The organization’s survey found the Wildrose Party has the support of 31 per cent of Albertans, the most of the province’s three major parties, but would fall short of securing a majority government if an election was held today.
“The ranking is Wildrose, NDP, and PCs and, the way it’s portrayed by Albertans now, none of them would be in majority territory but a combined Wildrose-PC party would be.”
Rutherford says many conservatives in the province are angry and frustrated with the “ideological bits of legislations” enacted under the NDP government.
The Alberta Prosperity Fund recently approached the Wildrose and PCs with the idea of nominating a joint candidate in the upcoming byelection to select MLA Manmeet Bhullar’s successor in Calgary-Greenway. According to Rutherford, both parties rejected the proposal.
Robin Martin is pursuing the Wildrose nomination for Calgary-Greenway as he 'doesn't like seeing what is happening in Alberta'.
"I feel like a strong conservative opposition is the right answer in the short term," said Martin. "In the longer term, a strong conservative majority, a small 'c' conservative."
Martin sees the value in bringing the parties together.
“There’s been a lot of talk out there certainly on whether a united right-wing, uniting those two parties, actually presents the best opportunity to oust the NDP and I think there’s something to be said for that, frankly, just on sheer numbers,” said Martin.
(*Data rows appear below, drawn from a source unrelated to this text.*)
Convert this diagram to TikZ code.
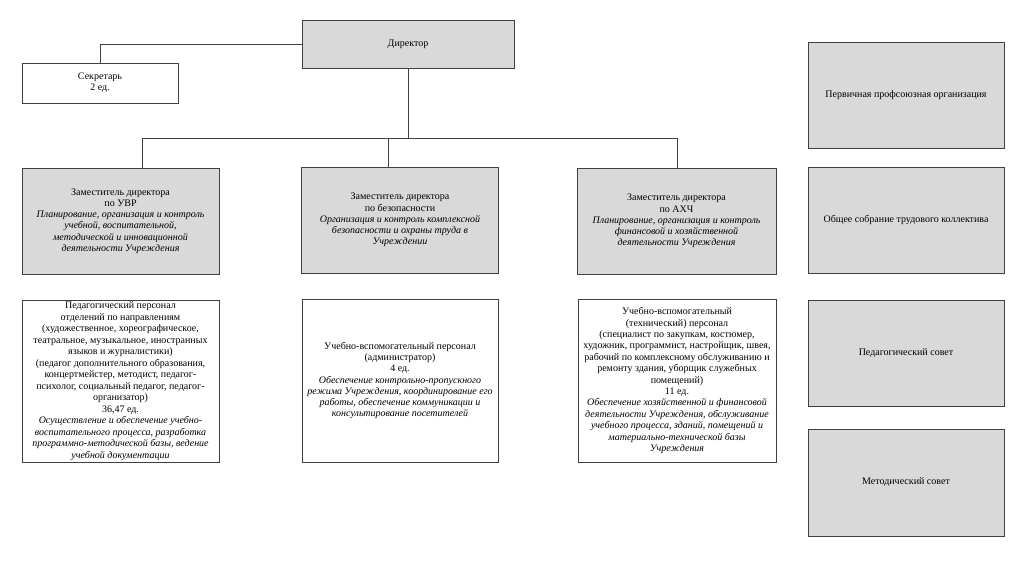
\documentclass[tikz,border=0pt]{standalone}
\usepackage{fontspec}
\setmainfont{Liberation Serif}
\definecolor{boxgray}{HTML}{D9D9D9}
\definecolor{edge}{HTML}{404040}
\begin{document}
\begin{tikzpicture}[x=1pt,y=-1pt,
  box/.style={draw=edge,line width=0.9pt,inner sep=0pt,align=center,
    font=\fontsize{10}{11.2}\selectfont},
  graybox/.style={box,fill=boxgray},
  whitebox/.style={box,fill=white},
  link/.style={draw=edge,line width=0.9pt}]
\useasboundingbox (0,0) rectangle (1024,560);
% top
\node[graybox,minimum width=212pt,minimum height=48pt] (dir) at (408,44) {Директор};
\node[whitebox,minimum width=156pt,minimum height=40pt] (sec) at (100,83) {Секретарь\\2 ед.};
% deputies
\node[graybox,minimum width=197pt,minimum height=106pt] (d1) at (120.5,221) {Заместитель директора\\по УВР\\\textit{Планирование, организация и контроль}\\\textit{учебной, воспитательной,}\\\textit{методической и инновационной}\\\textit{деятельности Учреждения}};
\node[graybox,minimum width=197pt,minimum height=106pt] (d2) at (400,220) {Заместитель директора\\по безопасности\\\textit{Организация и контроль комплексной}\\\textit{безопасности и охраны труда в}\\\textit{Учреждении}};
\node[graybox,minimum width=199pt,minimum height=106pt] (d3) at (676.5,221) {Заместитель директора\\по АХЧ\\\textit{Планирование, организация и контроль}\\\textit{финансовой и хозяйственной}\\\textit{деятельности Учреждения}};
% staff
\node[whitebox,minimum width=197pt,minimum height=162pt,font=\fontsize{10}{11.5}\selectfont] (s1) at (120.5,381) {Педагогический персонал\\отделений по направлениям\\(художественное, хореографическое,\\театральное, музыкальное, иностранных\\языков и журналистики)\\(педагог дополнительного образования,\\концертмейстер, методист, педагог-\\психолог, социальный педагог, педагог-\\организатор)\\36,47 ед.\\\textit{Осуществление и обеспечение учебно-}\\\textit{воспитательного процесса, разработка}\\\textit{программно-методической базы, ведение}\\\textit{учебной документации}};
\node[whitebox,minimum width=196pt,minimum height=163pt] (s2) at (400,380.5) {Учебно-вспомогательный персонал\\(администратор)\\4 ед.\\\textit{Обеспечение контрольно-пропускного}\\\textit{режима Учреждения, координирование его}\\\textit{работы, обеспечение коммуникации и}\\\textit{консультирование посетителей}};
\node[whitebox,minimum width=198pt,minimum height=163pt,font=\fontsize{10}{11.4}\selectfont] (s3) at (677,380.5) {Учебно-вспомогательный\\(технический) персонал\\(специалист по закупкам, костюмер,\\художник, программист, настройщик, швея,\\рабочий по комплексному обслуживанию и\\ремонту здания, уборщик служебных\\помещений)\\11 ед.\\\textit{Обеспечение хозяйственной и финансовой}\\\textit{деятельности Учреждения, обслуживание}\\\textit{учебного процесса, зданий, помещений и}\\\textit{материально-технической базы}\\\textit{Учреждения}};
% right column
\node[graybox,minimum width=196pt,minimum height=106pt] (r1) at (906,95) {Первичная профсоюзная организация};
\node[graybox,minimum width=196pt,minimum height=106pt] (r2) at (906,220) {Общее собрание трудового коллектива};
\node[graybox,minimum width=196pt,minimum height=106pt] (r3) at (906,353) {Педагогический совет};
\node[graybox,minimum width=196pt,minimum height=107pt] (r4) at (906,482.5) {Методический совет};
% connectors
\coordinate (b1) at (142,138);
\coordinate (b2) at (388,138);
\coordinate (b3) at (677,138);
\draw[link] (dir.west) -| (sec.north);
\draw[link] (dir.south) -- (dir.south |- b1);
\draw[link] (b1) -- (b3);
\draw[link] (b1) -- (b1 |- d1.north);
\draw[link] (b2) -- (b2 |- d2.north);
\draw[link] (b3) -- (b3 |- d3.north);
\end{tikzpicture}
\end{document}
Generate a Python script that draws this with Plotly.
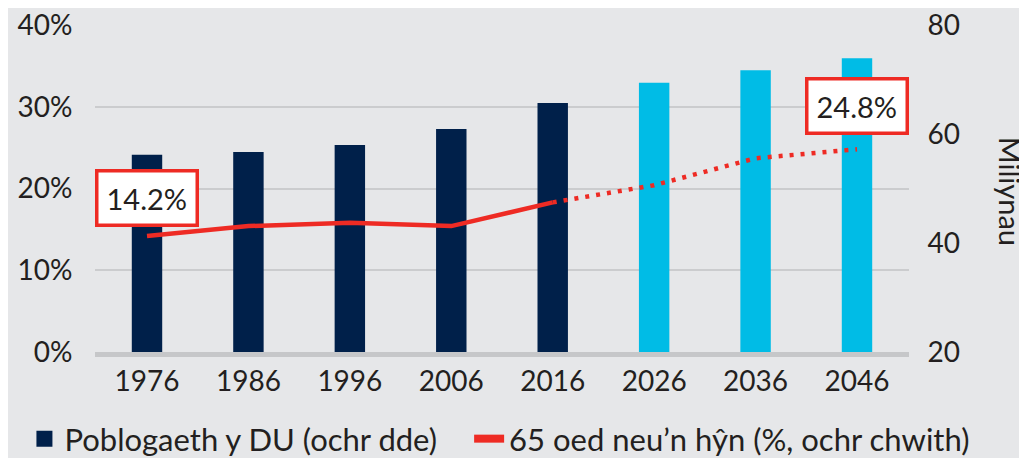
import plotly.graph_objects as go

years = ["1976", "1986", "1996", "2006", "2016", "2026", "2036", "2046"]
population_m = [56.2, 56.7, 58.0, 60.9, 65.7, 69.4, 71.7, 73.9]
bar_colors = ["#00204A"] * 5 + ["#00BCE6"] * 3
pct_hist_years = ["1976", "1986", "1996", "2006", "2016"]
pct_hist = [14.2, 15.4, 15.8, 15.4, 18.3]
pct_proj_years = ["2016", "2026", "2036", "2046"]
pct_proj = [18.3, 20.4, 23.7, 24.8]
legend_names = ["Poblogaeth y DU (ochr dde)", "65 oed neu\u2019n h\u0177n (%, ochr chwith)"]

FONT = "Lato"
TXT = "#231F20"
RED = "#EE2B24"
NAVY = "#00204A"
BG = "#E6E7E9"
TICK = dict(size=28, color=TXT)

fig = go.Figure()
fig.add_trace(go.Bar(
    x=years, y=population_m, yaxis="y", marker=dict(color=bar_colors, line=dict(width=0)),
    name=legend_names[0], showlegend=False,
))
fig.add_trace(go.Scatter(
    x=pct_hist_years, y=pct_hist, yaxis="y2", mode="lines",
    line=dict(color=RED, width=4.5), name=legend_names[1], showlegend=False,
))
fig.add_trace(go.Scatter(
    x=pct_proj_years, y=pct_proj, yaxis="y2", mode="lines",
    line=dict(color=RED, width=4.5, dash="4px,7px"), showlegend=False,
))
# legend-only entries (no data)
fig.add_trace(go.Scatter(
    x=[None], y=[None], yaxis="y", mode="markers", name=legend_names[0],
    marker=dict(symbol="square", size=22, color=NAVY), legend="legend",
))
fig.add_trace(go.Scatter(
    x=[None], y=[None], yaxis="y2", mode="lines", name=legend_names[1],
    line=dict(color=RED, width=8), legend="legend2",
))

LEG = dict(orientation="h", xref="container", yref="container", xanchor="left",
           y=-0.002, yanchor="bottom", font=dict(size=31, color=TXT), bgcolor="rgba(0,0,0,0)")

fig.update_layout(
    width=1027, height=458,
    margin=dict(l=87, r=126, t=17, b=114, autoexpand=False),
    paper_bgcolor=BG, plot_bgcolor=BG,
    font=dict(family=FONT, size=28, color=TXT),
    bargap=0.7,
    xaxis=dict(type="category", categoryorder="array", categoryarray=years, automargin=False,
               showgrid=False, showline=True, linecolor="#C6C7C9", linewidth=5,
               ticks="", tickfont=TICK),
    yaxis=dict(side="right", range=[20, 80], dtick=20, showgrid=False, zeroline=False, automargin=False,
               tickfont=TICK, ticks="outside", ticklen=12, tickcolor="rgba(0,0,0,0)",
               ticklabeloverflow="allow"),
    yaxis2=dict(overlaying="y", side="left", range=[0, 40], dtick=10, ticksuffix="%", automargin=False,
                showgrid=True, gridcolor="#CBCCCE", gridwidth=2, zeroline=False,
                tickfont=TICK, ticks="outside", ticklen=16, tickcolor="rgba(0,0,0,0)",
                ticklabeloverflow="allow"),
    legend=dict(LEG, x=0.016),
    legend2=dict(LEG, x=0.449),
    showlegend=True,
)

fig.add_annotation(x=years.index(pct_hist_years[0]), y=pct_hist[0], xref="x", yref="y2", yshift=38,
                   showarrow=False, text=f"{pct_hist[0]}%", font=dict(size=29, color=TXT), bgcolor="white",
                   bordercolor=RED, borderwidth=3.5, borderpad=8)
fig.add_annotation(x=years.index(pct_proj_years[-1]), y=pct_proj[-1], xref="x", yref="y2", yshift=43,
                   showarrow=False, text=f"{pct_proj[-1]}%", font=dict(size=29, color=TXT), bgcolor="white",
                   bordercolor=RED, borderwidth=3.5, borderpad=8)
fig.add_annotation(x=1.124, y=0.49, xref="paper", yref="paper", showarrow=False,
                   xanchor="center", yanchor="middle",
                   text="Miliynau", textangle=90, font=dict(size=29, color=TXT))

fig.write_html("out.html")
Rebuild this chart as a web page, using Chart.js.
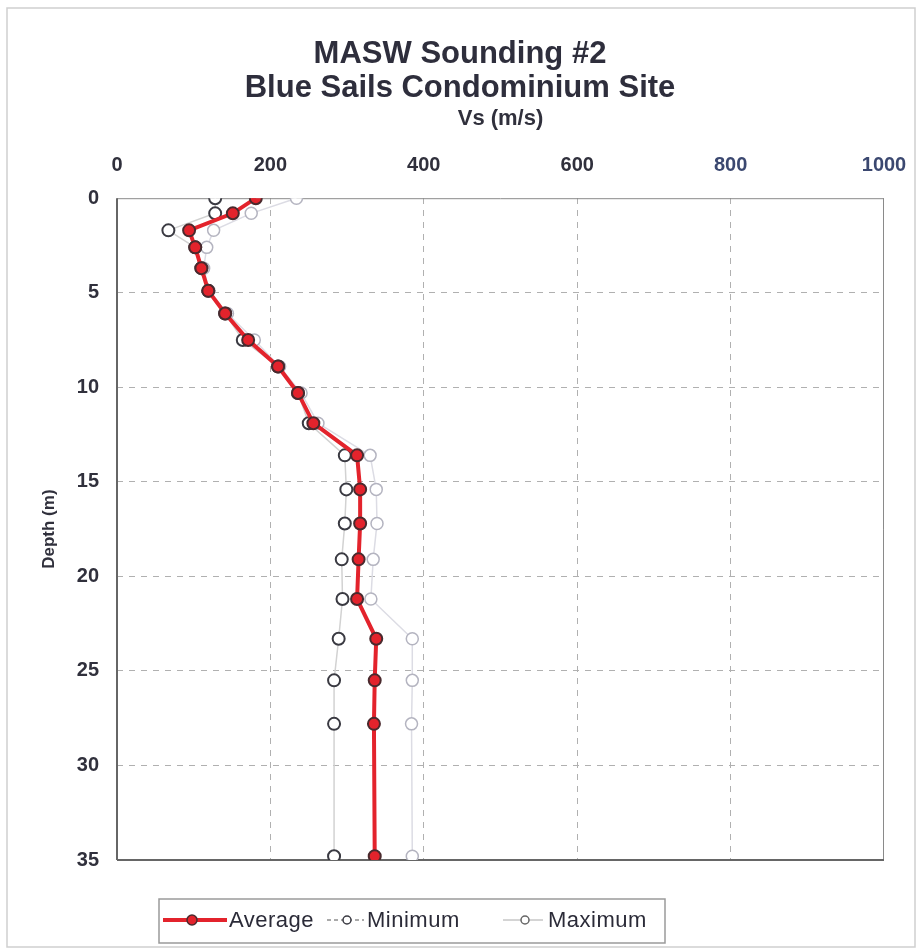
<!DOCTYPE html>
<html>
<head>
<meta charset="utf-8">
<script src="https://cdn.jsdelivr.net/npm/chart.js@4.4.1/dist/chart.umd.min.js"></script>
<style>
  html, body { margin: 0; padding: 0; background: #fff; }
  #wrap { width: 922px; height: 951px; }
</style>
</head>
<body>
<div id="wrap"><canvas id="maswChart" width="922" height="951"></canvas></div>
<script>
// --- datos ---
const depths = [0, 0.8, 1.7, 2.6, 3.7, 4.9, 6.1, 7.5, 8.9, 10.3, 11.9, 13.6, 15.4, 17.2, 19.1, 21.2, 23.3, 25.5, 27.8, 34.8];
const vsAverage = [181, 151, 94, 102, 110, 119, 141, 171, 210, 236, 256, 313, 317, 317, 315, 313, 338, 336, 335, 336];
const vsMinimum = [128, 128, 67, 102, 110, 119, 141, 164, 210, 236, 250, 297, 299, 297, 293, 294, 289, 283, 283, 283];
const vsMaximum = [234, 175, 126, 117, 113, 120, 144, 179, 212, 240, 262, 330, 338, 339, 334, 331, 385, 385, 384, 385];
const seriesNames = ['Average', 'Minimum', 'Maximum'];
const titleLines = ['MASW Sounding #2', 'Blue Sails Condominium Site'];
const xTitle = 'Vs (m/s)';
const yTitle = 'Depth (m)';

const FONT = "'Liberation Sans', Arial, sans-serif";
const pts = vals => vals.map((v, i) => ({ x: v, y: depths[i] }));

// marco del area de trazado y marco exterior
const framePlugin = {
    id: 'frame',
    beforeDraw(chart) {
        const c = chart.ctx;
        c.save();
        c.strokeStyle = '#cfcfcf';
        c.lineWidth = 1.5;
        c.strokeRect(7, 8, 908, 939);
        c.restore();
    },
    beforeDatasetsDraw(chart) {
        const { ctx: c, chartArea: a } = chart;
        c.save();
        c.strokeStyle = '#8a8a8a';
        c.lineWidth = 1;
        c.beginPath();
        c.moveTo(a.left, a.top + 0.5); c.lineTo(a.right, a.top + 0.5);
        c.moveTo(a.right - 0.5, a.top); c.lineTo(a.right - 0.5, a.bottom);
        c.stroke();
        c.strokeStyle = '#666';
        c.lineWidth = 2;
        c.beginPath();
        c.moveTo(a.left, a.bottom); c.lineTo(a.right, a.bottom);
        c.moveTo(a.left, a.top); c.lineTo(a.left, a.bottom);
        c.stroke();
        c.restore();
    }
};

// leyenda dibujada a mano (linea + marcador como en Excel)
const legendPlugin = {
    id: 'boxLegend',
    afterDraw(chart) {
        const c = chart.ctx;
        const ds = chart.data.datasets;
        const y = 920;
        const items = [
            { x0: 163, x1: 227, mx: 192, tx: 229 },
            { x0: 327, x1: 364, mx: 347, tx: 367 },
            { x0: 503, x1: 543, mx: 525, tx: 548 }
        ];
        c.save();
        c.strokeStyle = '#9a9a9a';
        c.lineWidth = 1.5;
        c.strokeRect(159, 899, 506, 44);
        items.forEach((it, i) => {
            const d = ds[i];
            c.strokeStyle = i === 0 ? d.borderColor : (i === 1 ? '#555' : '#aaa');
            c.lineWidth = i === 0 ? 4 : 1;
            c.setLineDash(i === 1 ? [4, 3] : []);
            c.beginPath();
            c.moveTo(it.x0, y); c.lineTo(it.x1, y);
            c.stroke();
            c.setLineDash([]);
            c.beginPath();
            c.arc(it.mx, y, i === 0 ? 5 : 4, 0, Math.PI * 2);
            c.fillStyle = d.pointBackgroundColor;
            c.fill();
            c.lineWidth = 1.5;
            c.strokeStyle = i === 2 ? '#666' : d.pointBorderColor;
            c.stroke();
            c.fillStyle = '#2b2b38';
            c.font = '22px ' + FONT;
            c.letterSpacing = '0.5px';
            c.textBaseline = 'middle';
            c.textAlign = 'left';
            c.fillText(d.label, it.tx, y + 1);
        });
        c.restore();
    }
};

const edgeGrid = (lo, hi) => ctx =>
    (ctx.tick && (ctx.tick.value === lo || ctx.tick.value === hi)) ? 'rgba(0,0,0,0)' : '#b0b0b0';

new Chart(document.getElementById('maswChart'), {
    type: 'scatter',
    data: {
        datasets: [{
            label: seriesNames[0],
            data: pts(vsAverage),
            showLine: true,
            borderColor: '#e3232c',
            borderWidth: 4,
            pointRadius: 6,
            pointBorderWidth: 2,
            pointBorderColor: '#4a2a2e',
            pointBackgroundColor: '#e3232c'
        }, {
            label: seriesNames[1],
            data: pts(vsMinimum),
            showLine: true,
            borderColor: '#d2d2d2',
            borderWidth: 1.5,
            pointRadius: 6,
            pointBorderWidth: 2,
            pointBorderColor: '#3a3a42',
            pointBackgroundColor: '#ffffff'
        }, {
            label: seriesNames[2],
            data: pts(vsMaximum),
            showLine: true,
            borderColor: '#dcdce4',
            borderWidth: 1.5,
            pointRadius: 6,
            pointBorderWidth: 1.5,
            pointBorderColor: '#b4b4c0',
            pointBackgroundColor: '#ffffff'
        }]
    },
    options: {
        responsive: false,
        animation: false,
        layout: { padding: { left: 36, right: 38, top: 0, bottom: 91 } },
        plugins: {
            legend: { display: false },
            tooltip: { enabled: false },
            title: {
                display: true,
                text: titleLines,
                color: '#2e2e3c',
                font: { family: FONT, size: 31, weight: 'bold', lineHeight: 1.1 },
                padding: { top: 37, bottom: 0 }
            }
        },
        scales: {
            x: {
                type: 'linear',
                position: 'top',
                min: 0,
                max: 1000,
                afterFit: s => { s.height = 93; s.paddingLeft = 0; s.paddingRight = 0; },
                ticks: {
                    stepSize: 200,
                    padding: 21,
                    callback: v => String(v),
                    color: ctx => (ctx.tick.value >= 800 ? '#3b4870' : '#30303c'),
                    font: { family: FONT, size: 20, weight: 'bold' }
                },
                grid: { color: edgeGrid(0, 1000), drawTicks: false, lineWidth: 1 },
                border: { display: false, dash: [6, 6] },
                title: {
                    display: true,
                    text: xTitle,
                    color: '#30303c',
                    font: { family: FONT, size: 22, weight: 'bold' },
                    padding: { top: 1, bottom: 0 }
                }
            },
            y: {
                type: 'linear',
                reverse: true,
                min: 0,
                max: 35,
                afterFit: s => { s.width = 81; s.paddingTop = 0; s.paddingBottom = 0; },
                ticks: {
                    stepSize: 5,
                    padding: 18,
                    color: '#30303c',
                    font: { family: FONT, size: 20, weight: 'bold' }
                },
                grid: { color: edgeGrid(0, 35), drawTicks: false, lineWidth: 1 },
                border: { display: false, dash: [6, 6] },
                title: {
                    display: true,
                    text: yTitle,
                    color: '#30303c',
                    font: { family: FONT, size: 17, weight: 'bold' },
                    padding: { top: 3, bottom: 0 }
                }
            }
        }
    },
    plugins: [framePlugin, legendPlugin]
});
</script>
</body>
</html>
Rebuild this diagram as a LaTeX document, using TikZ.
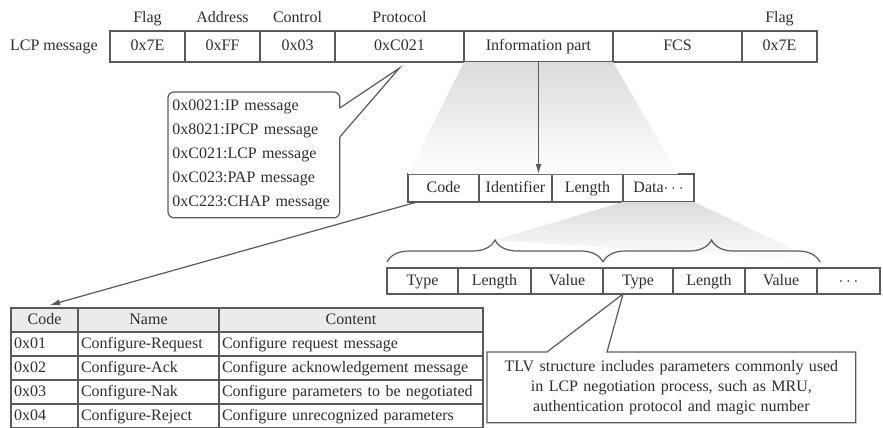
\documentclass[tikz,border=0pt]{standalone}
\usepackage{fontspec}
\setmainfont{Liberation Serif}
\usetikzlibrary{arrows.meta,positioning,decorations.pathreplacing,calc}
\definecolor{LineGray}{HTML}{5A5A5A}
\definecolor{TextGray}{HTML}{2E2E2E}
\definecolor{HeadGray}{HTML}{EBEBEB}
\newcommand{\lcpfont}{\fontsize{8}{10}\selectfont}
\tikzset{%
  field/.style={draw=LineGray,line width=0.6pt,inner sep=0pt,outer sep=0pt,
    minimum height=15.5pt,font=\lcpfont,text=TextGray,text height=5.8pt,text depth=1.7pt},
  subfield/.style={field,minimum height=14pt},
  tlvfield/.style={field,minimum height=13pt},
  caption/.style={inner sep=0pt,font=\lcpfont,text=TextGray,text height=5.8pt,text depth=1.7pt},
  cell/.style={draw=LineGray,line width=0.6pt,inner xsep=1.5pt,inner ysep=0pt,outer sep=0pt,
    anchor=north west,minimum height=12pt,font=\lcpfont,text=TextGray,
    text height=5.8pt,text depth=1.7pt,align=left},
  headcell/.style={cell,fill=HeadGray,align=center},
  note/.style={inner sep=0pt,font=\lcpfont,text=TextGray},
  outline/.style={draw=LineGray,line width=0.6pt},
  flow/.style={-{Latex[length=5pt,width=3pt]},line width=0.6pt,LineGray},
  funnel/.style={top color=black!14,bottom color=white,draw=none},
  tlvbrace/.style={decorate,decoration={brace,amplitude=11pt},outline}
}

\begin{document}
\begin{tikzpicture}[x=0.5pt,y=-0.5pt]
  \fill[white] (0,0) rectangle (883,428);
  \useasboundingbox (0,0) rectangle (883,428);

  % LCP frame
  \node[field,minimum width=37.5pt,anchor=west] (flagA) at (110,46.5) {0x7E};
  \node[field,minimum width=37.5pt,right=0pt of flagA] (addr) {0xFF};
  \node[field,minimum width=37.5pt,right=0pt of addr] (ctrl) {0x03};
  \node[field,minimum width=64.5pt,right=0pt of ctrl] (proto) {0xC021};
  \node[field,minimum width=74.5pt,right=0pt of proto] (info) {Information part};
  \node[field,minimum width=64.5pt,right=0pt of info] (fcs) {FCS};
  \node[field,minimum width=37.5pt,right=0pt of fcs] (flagB) {0x7E};
  \node[caption,left=6pt of flagA] (lcplabel) {LCP message};
  \node[caption,above=2.5pt of flagA] (lblflagA) {Flag};
  \node[caption,above=2.5pt of addr] (lbladdr) {Address};
  \node[caption,above=2.5pt of ctrl] (lblctrl) {Control};
  \node[caption,above=2.5pt of proto] (lblproto) {Protocol};
  \node[caption,above=2.5pt of flagB] (lblflagB) {Flag};

  % information part
  \node[subfield,minimum width=35.5pt,anchor=west] (code) at (408,188) {Code};
  \node[subfield,minimum width=36.5pt,right=0pt of code] (ident) {Identifier};
  \node[subfield,minimum width=35.5pt,right=0pt of ident] (len) {Length};
  \node[subfield,minimum width=35.5pt,right=0pt of len] (data) {Data\ensuremath{\cdots}};

  % TLV options
  \node[tlvfield,minimum width=35.5pt,anchor=west] (typeA) at (387,281) {Type};
  \node[tlvfield,minimum width=36.5pt,right=0pt of typeA] (lenA) {Length};
  \node[tlvfield,minimum width=36pt,right=0pt of lenA] (valA) {Value};
  \node[tlvfield,minimum width=35pt,right=0pt of valA] (typeB) {Type};
  \node[tlvfield,minimum width=36pt,right=0pt of typeB] (lenB) {Length};
  \node[tlvfield,minimum width=36pt,right=0pt of lenB] (valB) {Value};
  \node[tlvfield,minimum width=31.5pt,right=0pt of valB] (more) {\ensuremath{\cdots}};

  % code table
  \node[headcell,text width=30.5pt] (hcode) at (11,308) {Code};
  \node[headcell,text width=67.5pt] (hname) at (78,308) {Name};
  \node[headcell,text width=129pt] (hcontent) at (219,308) {Content};
  \foreach \cd/\nm/\ct [count=\i] in {0x01/Configure-Request/Configure request message,
      0x02/Configure-Ack/Configure acknowledgement message,
      0x03/Configure-Nak/Configure parameters to be negotiated,
      0x04/Configure-Reject/Configure unrecognized parameters}
  {
    \node[cell,text width=30.5pt] (tcode\i) at (11,{308+24*\i}) {\cd};
    \node[cell,text width=67.5pt] (tname\i) at (78,{308+24*\i}) {\nm};
    \node[cell,text width=129pt] (tcontent\i) at (219,{308+24*\i}) {\ct};
  }

  % notes
  \node[note,anchor=north west,minimum width=85.5pt,minimum height=62.5pt,
    text width=81.5pt,inner xsep=2pt,align=left,
    font={\fontsize{8}{12}\selectfont}] (protomap) at (168,92)
    {0x0021:IP message\\0x8021:IPCP message\\0xC021:LCP message\\0xC023:PAP message\\0xC223:CHAP message};
  \draw[outline,rounded corners=3pt] ([yshift=-8pt]protomap.north east) -- (protomap.north east)
    -- (protomap.north west) -- (protomap.south west) -- (protomap.south east)
    -- ([yshift=-22.5pt]protomap.north east);
  \draw[outline] ([yshift=-8pt]protomap.north east) -- ([yshift=-3pt]proto.south)
    -- ([yshift=-22.5pt]protomap.north east);

  \node[note,anchor=north west,minimum width=184pt,minimum height=35pt,text width=180pt,
    align=center] (tlvnote) at (487,352)
    {TLV structure includes parameters commonly used\\in LCP negotiation process, such as MRU,\\authentication protocol and magic number};
  \draw[outline] (tlvnote.north west) -- ([xshift=30pt]tlvnote.north west)
    -- ([xshift=-7.5pt]typeB.south) -- ([xshift=60pt]tlvnote.north west)
    -- (tlvnote.north east) -- (tlvnote.south east) -- (tlvnote.south west) -- cycle;

  % funnels
  \coordinate (braceAtip) at ($(typeA.north west)!0.5!(valA.north east)+(0,14pt)$);
  \shade[funnel] (info.south west) -- (info.south east) -- ([xshift=-8pt]data.north east)
    -- (code.north west) -- cycle;
  \shade[funnel] (data.south west) -- (data.south east) -- ([xshift=1.5pt,yshift=3pt]valB.north east)
    -- (braceAtip) -- cycle;

  % arrows and braces
  \draw[flow] (info.south) -- (info.south |- ident.north);
  \draw[flow] ([xshift=4.5pt]code.south west) -- ([xshift=2.75pt,yshift=1.5pt]hcode.north);
  \draw[tlvbrace] ([yshift=3pt]typeA.north west) -- ([yshift=3pt]valA.north east);
  \draw[tlvbrace] ([yshift=3pt]typeB.north west) -- ([xshift=1.5pt,yshift=3pt]valB.north east);
\end{tikzpicture}
\end{document}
“If the parties told me tomorrow that they were planning on merging, I’d be delighted by that. If it’s not something that’s decided by the next general election, we’ve missed an opportunity.”
Martin admits it will take time for supporters of either party to accept the idea of joining forces given the nostalgia attached to the PC majority governments of the past under leaders including Ralph Klein and the grassroot beginnings of the Wildrose Party.
The Calgary-Greenway byelection must be called by June 3, 2016, more than six months after the seat was left vacant by the untimely death of Manmeet Bhullar.